**What the task asks:** Everything from the first line down to the line containing "fontsize=5.8, color='black', zorder=4)" is to be retyped exactly, both ends included, with pictures left out.

── Stored data

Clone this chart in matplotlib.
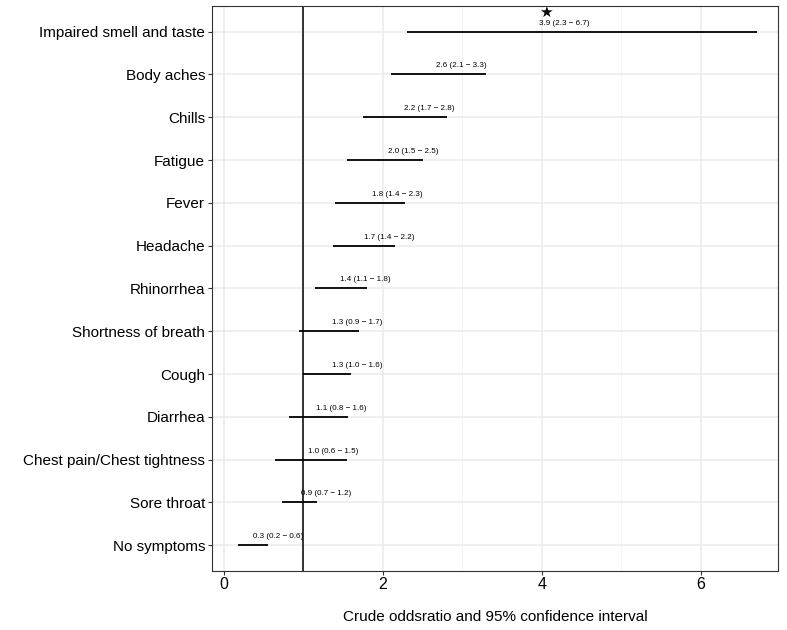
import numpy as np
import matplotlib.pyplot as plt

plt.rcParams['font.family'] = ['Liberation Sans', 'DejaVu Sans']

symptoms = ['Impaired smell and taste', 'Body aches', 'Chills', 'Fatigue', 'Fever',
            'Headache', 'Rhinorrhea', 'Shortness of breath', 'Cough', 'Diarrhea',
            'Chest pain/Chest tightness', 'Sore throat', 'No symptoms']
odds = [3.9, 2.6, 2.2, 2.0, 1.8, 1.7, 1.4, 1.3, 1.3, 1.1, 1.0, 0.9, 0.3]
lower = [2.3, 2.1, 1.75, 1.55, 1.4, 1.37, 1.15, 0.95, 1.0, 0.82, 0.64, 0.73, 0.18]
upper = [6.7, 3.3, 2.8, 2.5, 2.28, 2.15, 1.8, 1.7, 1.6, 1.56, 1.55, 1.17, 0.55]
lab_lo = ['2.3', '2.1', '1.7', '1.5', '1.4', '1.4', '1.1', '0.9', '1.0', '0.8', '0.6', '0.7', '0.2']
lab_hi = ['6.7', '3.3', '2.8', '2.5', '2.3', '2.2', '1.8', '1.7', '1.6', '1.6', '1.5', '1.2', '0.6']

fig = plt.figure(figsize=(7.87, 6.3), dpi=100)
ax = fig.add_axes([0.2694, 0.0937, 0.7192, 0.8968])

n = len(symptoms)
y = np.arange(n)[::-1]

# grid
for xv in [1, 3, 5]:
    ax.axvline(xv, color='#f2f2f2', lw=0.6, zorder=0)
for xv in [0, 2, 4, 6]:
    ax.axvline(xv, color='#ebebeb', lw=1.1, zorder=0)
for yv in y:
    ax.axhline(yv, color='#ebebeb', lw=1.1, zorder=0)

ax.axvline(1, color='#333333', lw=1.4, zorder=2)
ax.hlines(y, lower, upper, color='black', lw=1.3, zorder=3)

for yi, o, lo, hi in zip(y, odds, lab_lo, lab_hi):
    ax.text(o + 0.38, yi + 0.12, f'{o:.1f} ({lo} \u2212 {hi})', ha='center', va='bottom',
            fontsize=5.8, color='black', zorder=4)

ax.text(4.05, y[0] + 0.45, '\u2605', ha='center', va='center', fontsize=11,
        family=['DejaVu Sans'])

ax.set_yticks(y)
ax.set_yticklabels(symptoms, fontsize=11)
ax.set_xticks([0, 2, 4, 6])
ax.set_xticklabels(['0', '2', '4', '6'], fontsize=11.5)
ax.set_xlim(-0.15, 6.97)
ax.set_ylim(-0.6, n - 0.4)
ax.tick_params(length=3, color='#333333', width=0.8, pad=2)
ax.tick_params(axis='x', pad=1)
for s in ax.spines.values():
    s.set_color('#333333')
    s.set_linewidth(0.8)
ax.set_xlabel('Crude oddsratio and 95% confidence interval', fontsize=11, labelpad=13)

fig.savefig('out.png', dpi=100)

────

**Solution to this problem:**
Clone this chart in matplotlib.
import numpy as np
import matplotlib.pyplot as plt

plt.rcParams['font.family'] = ['Liberation Sans', 'DejaVu Sans']

symptoms = ['Impaired smell and taste', 'Body aches', 'Chills', 'Fatigue', 'Fever',
            'Headache', 'Rhinorrhea', 'Shortness of breath', 'Cough', 'Diarrhea',
            'Chest pain/Chest tightness', 'Sore throat', 'No symptoms']
odds = [3.9, 2.6, 2.2, 2.0, 1.8, 1.7, 1.4, 1.3, 1.3, 1.1, 1.0, 0.9, 0.3]
lower = [2.3, 2.1, 1.75, 1.55, 1.4, 1.37, 1.15, 0.95, 1.0, 0.82, 0.64, 0.73, 0.18]
upper = [6.7, 3.3, 2.8, 2.5, 2.28, 2.15, 1.8, 1.7, 1.6, 1.56, 1.55, 1.17, 0.55]
lab_lo = ['2.3', '2.1', '1.7', '1.5', '1.4', '1.4', '1.1', '0.9', '1.0', '0.8', '0.6', '0.7', '0.2']
lab_hi = ['6.7', '3.3', '2.8', '2.5', '2.3', '2.2', '1.8', '1.7', '1.6', '1.6', '1.5', '1.2', '0.6']

fig = plt.figure(figsize=(7.87, 6.3), dpi=100)
ax = fig.add_axes([0.2694, 0.0937, 0.7192, 0.8968])

n = len(symptoms)
y = np.arange(n)[::-1]

# grid
for xv in [1, 3, 5]:
    ax.axvline(xv, color='#f2f2f2', lw=0.6, zorder=0)
for xv in [0, 2, 4, 6]:
    ax.axvline(xv, color='#ebebeb', lw=1.1, zorder=0)
for yv in y:
    ax.axhline(yv, color='#ebebeb', lw=1.1, zorder=0)

ax.axvline(1, color='#333333', lw=1.4, zorder=2)
ax.hlines(y, lower, upper, color='black', lw=1.3, zorder=3)

for yi, o, lo, hi in zip(y, odds, lab_lo, lab_hi):
    ax.text(o + 0.38, yi + 0.12, f'{o:.1f} ({lo} \u2212 {hi})', ha='center', va='bottom',
            fontsize=5.8, color='black', zorder=4)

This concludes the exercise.